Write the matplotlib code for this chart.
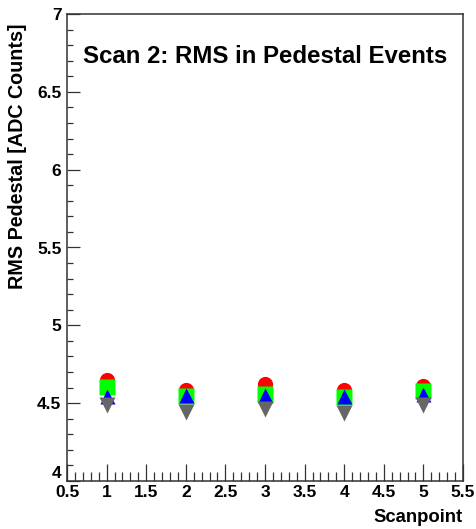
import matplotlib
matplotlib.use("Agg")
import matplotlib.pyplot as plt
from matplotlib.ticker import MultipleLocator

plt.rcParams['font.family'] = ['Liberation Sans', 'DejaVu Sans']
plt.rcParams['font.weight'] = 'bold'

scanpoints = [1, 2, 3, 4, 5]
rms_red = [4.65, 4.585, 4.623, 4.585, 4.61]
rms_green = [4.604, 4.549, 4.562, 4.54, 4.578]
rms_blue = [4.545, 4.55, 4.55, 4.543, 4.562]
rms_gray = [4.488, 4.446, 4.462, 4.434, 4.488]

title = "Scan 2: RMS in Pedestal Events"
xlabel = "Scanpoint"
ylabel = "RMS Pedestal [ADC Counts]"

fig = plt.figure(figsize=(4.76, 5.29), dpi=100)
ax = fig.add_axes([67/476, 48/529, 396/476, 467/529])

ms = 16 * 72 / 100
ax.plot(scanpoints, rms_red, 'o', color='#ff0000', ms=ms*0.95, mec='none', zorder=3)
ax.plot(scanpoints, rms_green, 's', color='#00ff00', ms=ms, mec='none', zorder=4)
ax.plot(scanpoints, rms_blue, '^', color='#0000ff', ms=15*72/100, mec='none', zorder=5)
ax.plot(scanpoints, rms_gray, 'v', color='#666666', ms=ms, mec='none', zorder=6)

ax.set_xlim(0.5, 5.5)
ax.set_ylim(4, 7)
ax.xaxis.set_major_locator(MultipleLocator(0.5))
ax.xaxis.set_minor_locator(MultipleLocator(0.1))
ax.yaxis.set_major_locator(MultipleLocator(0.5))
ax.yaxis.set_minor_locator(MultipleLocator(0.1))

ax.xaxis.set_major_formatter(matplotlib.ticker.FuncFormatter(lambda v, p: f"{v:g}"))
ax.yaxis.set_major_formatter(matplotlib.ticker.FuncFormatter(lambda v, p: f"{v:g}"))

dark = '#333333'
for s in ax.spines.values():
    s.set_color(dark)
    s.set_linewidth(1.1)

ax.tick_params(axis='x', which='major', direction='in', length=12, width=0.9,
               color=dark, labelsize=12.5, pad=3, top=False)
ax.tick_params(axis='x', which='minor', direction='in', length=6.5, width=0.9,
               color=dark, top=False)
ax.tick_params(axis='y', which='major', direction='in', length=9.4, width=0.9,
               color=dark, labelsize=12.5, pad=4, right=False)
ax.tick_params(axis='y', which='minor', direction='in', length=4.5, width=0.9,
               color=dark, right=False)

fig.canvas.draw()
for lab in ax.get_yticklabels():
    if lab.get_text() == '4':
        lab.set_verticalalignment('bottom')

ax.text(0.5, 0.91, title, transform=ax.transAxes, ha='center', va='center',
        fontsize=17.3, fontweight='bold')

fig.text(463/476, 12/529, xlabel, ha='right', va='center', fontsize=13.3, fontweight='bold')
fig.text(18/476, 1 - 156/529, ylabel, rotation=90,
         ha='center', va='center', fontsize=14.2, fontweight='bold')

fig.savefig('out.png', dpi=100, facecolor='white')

What needs to be done >>
Repeat the material above verbatim. Leave the pictures behind.

The response >>
Write the matplotlib code for this chart.
import matplotlib
matplotlib.use("Agg")
import matplotlib.pyplot as plt
from matplotlib.ticker import MultipleLocator

plt.rcParams['font.family'] = ['Liberation Sans', 'DejaVu Sans']
plt.rcParams['font.weight'] = 'bold'

scanpoints = [1, 2, 3, 4, 5]
rms_red = [4.65, 4.585, 4.623, 4.585, 4.61]
rms_green = [4.604, 4.549, 4.562, 4.54, 4.578]
rms_blue = [4.545, 4.55, 4.55, 4.543, 4.562]
rms_gray = [4.488, 4.446, 4.462, 4.434, 4.488]

title = "Scan 2: RMS in Pedestal Events"
xlabel = "Scanpoint"
ylabel = "RMS Pedestal [ADC Counts]"

fig = plt.figure(figsize=(4.76, 5.29), dpi=100)
ax = fig.add_axes([67/476, 48/529, 396/476, 467/529])

ms = 16 * 72 / 100
ax.plot(scanpoints, rms_red, 'o', color='#ff0000', ms=ms*0.95, mec='none', zorder=3)
ax.plot(scanpoints, rms_green, 's', color='#00ff00', ms=ms, mec='none', zorder=4)
ax.plot(scanpoints, rms_blue, '^', color='#0000ff', ms=15*72/100, mec='none', zorder=5)
ax.plot(scanpoints, rms_gray, 'v', color='#666666', ms=ms, mec='none', zorder=6)

ax.set_xlim(0.5, 5.5)
ax.set_ylim(4, 7)
ax.xaxis.set_major_locator(MultipleLocator(0.5))
ax.xaxis.set_minor_locator(MultipleLocator(0.1))
ax.yaxis.set_major_locator(MultipleLocator(0.5))
ax.yaxis.set_minor_locator(MultipleLocator(0.1))

ax.xaxis.set_major_formatter(matplotlib.ticker.FuncFormatter(lambda v, p: f"{v:g}"))
ax.yaxis.set_major_formatter(matplotlib.ticker.FuncFormatter(lambda v, p: f"{v:g}"))

dark = '#333333'
for s in ax.spines.values():
    s.set_color(dark)
    s.set_linewidth(1.1)

ax.tick_params(axis='x', which='major', direction='in', length=12, width=0.9,
               color=dark, labelsize=12.5, pad=3, top=False)
ax.tick_params(axis='x', which='minor', direction='in', length=6.5, width=0.9,
               color=dark, top=False)
ax.tick_params(axis='y', which='major', direction='in', length=9.4, width=0.9,
               color=dark, labelsize=12.5, pad=4, right=False)
ax.tick_params(axis='y', which='minor', direction='in', length=4.5, width=0.9,
               color=dark, right=False)

fig.canvas.draw()
for lab in ax.get_yticklabels():
    if lab.get_text() == '4':
        lab.set_verticalalignment('bottom')

ax.text(0.5, 0.91, title, transform=ax.transAxes, ha='center', va='center',
        fontsize=17.3, fontweight='bold')

fig.text(463/476, 12/529, xlabel, ha='right', va='center', fontsize=13.3, fontweight='bold')
fig.text(18/476, 1 - 156/529, ylabel, rotation=90,
         ha='center', va='center', fontsize=14.2, fontweight='bold')

fig.savefig('out.png', dpi=100, facecolor='white')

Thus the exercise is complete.